This is the scene of the car crash that Natalie had on a recent icy night. Sure enough, as I have often heard, this area is less than 5 miles from home. Traveling too fast down a very long, steep sloped hill, she hit black ice. She braked and began a series of twists, turns, going from side to side and wound up in this creek. The jeep landed passenger windows side down, over the edge of the embankment in this icy cold water.
A passerby, (not the first because the car was not well visible from the road), saw her lights and stopped to help. With super-human strength, and no doubt with the assistance of both of their Guardian Angels, he lifted her door up so that she could crawl out. She called us from his cell phone crying that we had to get there right away.
I grabbed a blanket and started to make haste to get there, terrified at what I might find. Larry had already gone to bed so he quickly dressed and we headed there as fast as we could safely make it on this ICY night with freezing rain. There she stood with not a scratch on her, shaken up and apologetic for taking the car out on such a night. By then three other vehicles had stopped to help. I was so grateful to all the gentlemen who chose to Get Involved. I thanked them all from the bottom of my heart and try to remember their intentions in my prayers.

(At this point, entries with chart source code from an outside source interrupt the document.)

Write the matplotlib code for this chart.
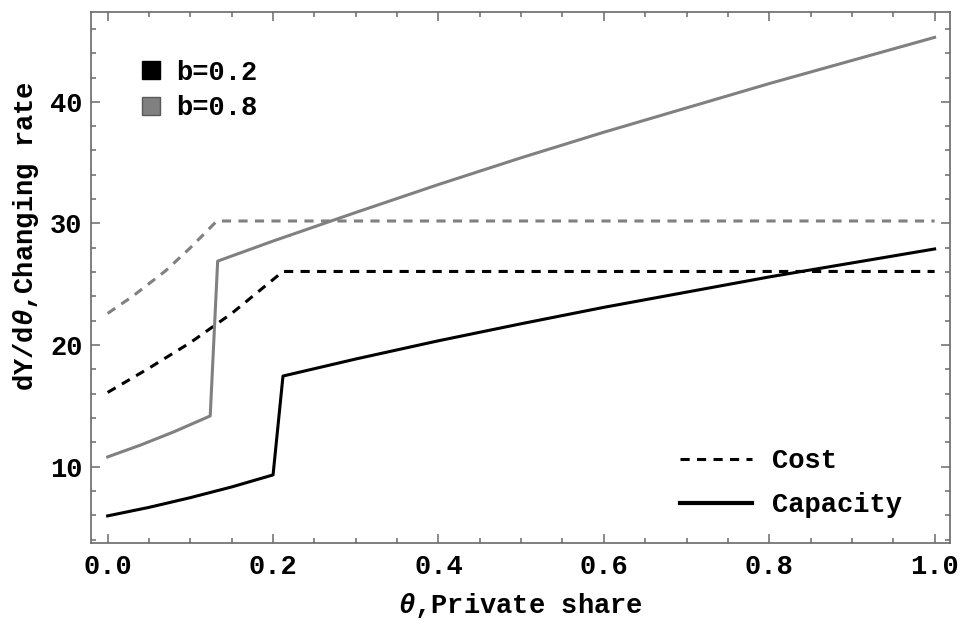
import numpy as np
import matplotlib
matplotlib.use("Agg")
import matplotlib.pyplot as plt
from matplotlib.lines import Line2D
from matplotlib.ticker import MultipleLocator, FormatStrFormatter

plt.rcParams['font.family'] = ['Liberation Mono', 'DejaVu Sans Mono']
plt.rcParams['font.weight'] = 'bold'
plt.rcParams['mathtext.fontset'] = 'custom'
plt.rcParams['mathtext.it'] = 'Liberation Mono:italic'
plt.rcParams['mathtext.rm'] = 'Liberation Mono:bold'

# b=0.2, capacity (solid black), jump near theta=0.2
cap02_x = [0.0, 0.05, 0.10, 0.15, 0.200, 0.212, 0.3, 0.4, 0.5, 0.6, 0.7, 0.8, 0.9, 1.0]
cap02_y = [5.95, 6.65, 7.45, 8.33, 9.32, 17.45, 18.85, 20.35, 21.75, 23.1, 24.35, 25.6, 26.75, 27.9]

# b=0.2, cost (dashed black)
cost02_x = [0.0, 0.05, 0.10, 0.15, 0.212, 1.0]
cost02_y = [16.1, 18.1, 20.2, 22.6, 26.05, 26.05]

# b=0.8, capacity (solid gray), jump near theta=0.13
cap08_x = [0.0, 0.04, 0.08, 0.124, 0.133, 0.2, 0.3, 0.4, 0.5, 0.6, 0.7, 0.8, 0.9, 1.0]
cap08_y = [10.8, 11.78, 12.86, 14.17, 26.9, 28.55, 30.9, 33.2, 35.4, 37.5, 39.5, 41.5, 43.4, 45.3]

# b=0.8, cost (dashed gray)
cost08_x = [0.0, 0.03, 0.07, 0.10, 0.132, 1.0]
cost08_y = [22.6, 24.0, 26.1, 28.0, 30.2, 30.2]

black = 'black'
gray = '#808080'
frame = '#6a6a6a'
fs = 19.5
dash = (0, (3.0, 2.4))

fig = plt.figure(figsize=(9.6, 6.23), dpi=100)
ax = fig.add_axes([0.0945, 0.129, 0.895, 0.852])

ax.plot(cost08_x, cost08_y, color=gray, lw=2.2, linestyle=dash)
ax.plot(cost02_x, cost02_y, color=black, lw=2.2, linestyle=dash)
ax.plot(cap08_x, cap08_y, color=gray, lw=2.2)
ax.plot(cap02_x, cap02_y, color=black, lw=2.2)

ax.set_xlim(-0.0205, 1.0185)
ax.set_ylim(3.75, 47.4)

ax.xaxis.set_major_locator(MultipleLocator(0.2))
ax.xaxis.set_minor_locator(MultipleLocator(0.05))
ax.yaxis.set_major_locator(MultipleLocator(10))
ax.yaxis.set_minor_locator(MultipleLocator(2))
ax.xaxis.set_major_formatter(FormatStrFormatter('%.1f'))

for s in ax.spines.values():
    s.set_color(frame)
    s.set_linewidth(1.2)
ax.tick_params(which='both', direction='in', top=True, right=True,
               color=frame, width=1.1, labelsize=fs, labelcolor='black')
ax.tick_params(which='major', length=6.5)
ax.tick_params(which='minor', length=3.5)
ax.tick_params(axis='x', pad=8)
ax.tick_params(axis='y', pad=6)

ax.set_xlabel(r'$\theta$,Private share', fontsize=fs, fontweight='bold', labelpad=8)
ax.set_ylabel(r'dY/d$\theta$,Changing rate', fontsize=fs, fontweight='bold')
ax.yaxis.set_label_coords(-0.058, 0.577)

# legend for b values
h1 = [Line2D([], [], marker='s', linestyle='none', markersize=12.5,
             markerfacecolor=black, markeredgecolor=black),
      Line2D([], [], marker='s', linestyle='none', markersize=12.5,
             markerfacecolor=gray, markeredgecolor='#5a5a5a')]
leg1 = ax.legend(h1, ['b=0.2', 'b=0.8'], loc='upper left',
                 bbox_to_anchor=(0.0545, 0.9096), frameon=False, fontsize=fs,
                 handlelength=1.0, handletextpad=0.42, labelspacing=0.35,
                 borderpad=0, borderaxespad=0)
ax.add_artist(leg1)

h2 = [Line2D([], [], color=black, lw=2.2, linestyle=dash),
      Line2D([], [], color=black, lw=3.0)]
ax.legend(h2, ['Cost', 'Capacity'], loc='upper left',
          bbox_to_anchor=(0.686, 0.178), frameon=False, fontsize=fs,
          handlelength=2.66, handletextpad=0.74, labelspacing=0.66,
          borderpad=0, borderaxespad=0)

fig.savefig('out.png', dpi=100)
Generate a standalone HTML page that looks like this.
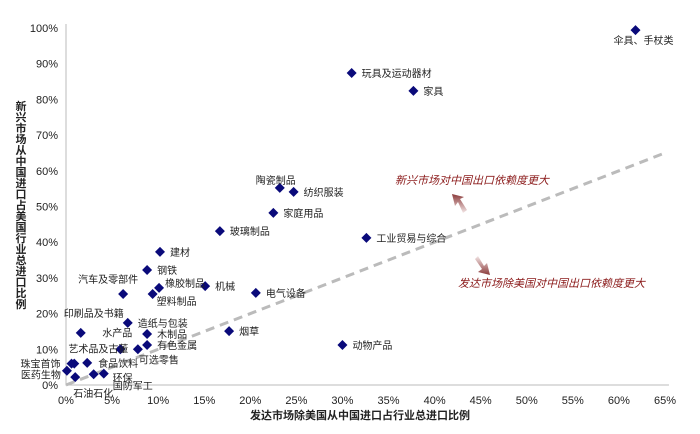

When the policemen got there, they needed her license. Sam, who came with us to the scene, crawled into the jeep to fish around for it and was successful. This time, it took two men to lift the door straight up without the aid of adrenaline and God's Grace! The side of the jeep was flush with the road because this is an embankment and the angle for lifting anything was terrible.
The windows all broke on the passenger side and Natalie said that she was beginning to panic. Hearing the creek water running into the car, she thought that all the fluids from the engine were leaking and would soon explode. The passenger door mirror is still in the creek when these pictures were taken over a week later. They don't capture the cold, snowy, icy, rainy, dark night as it happened. When the tow truck arrived, he took one look at the car and said that what we needed was a wrecker. That was promptly dispatched. At that point we went home, carefully traveling the icy roads and slid around ourselves .It had taken me awhile to call home to say that Natalie was alright and Juby had been sobbing, holding the calendar that Holly and Tom had made for us on the page filled with pictures of her beloved sister.
The jeep was declared a total loss. We are sad to have lost it but are Thanking God that we didn't lose our daughter. For days afterward, we were all in a state of shock knowing how fast your life can change. We were acutely aware of coming close and experiencing a near miss to death or a serious injury.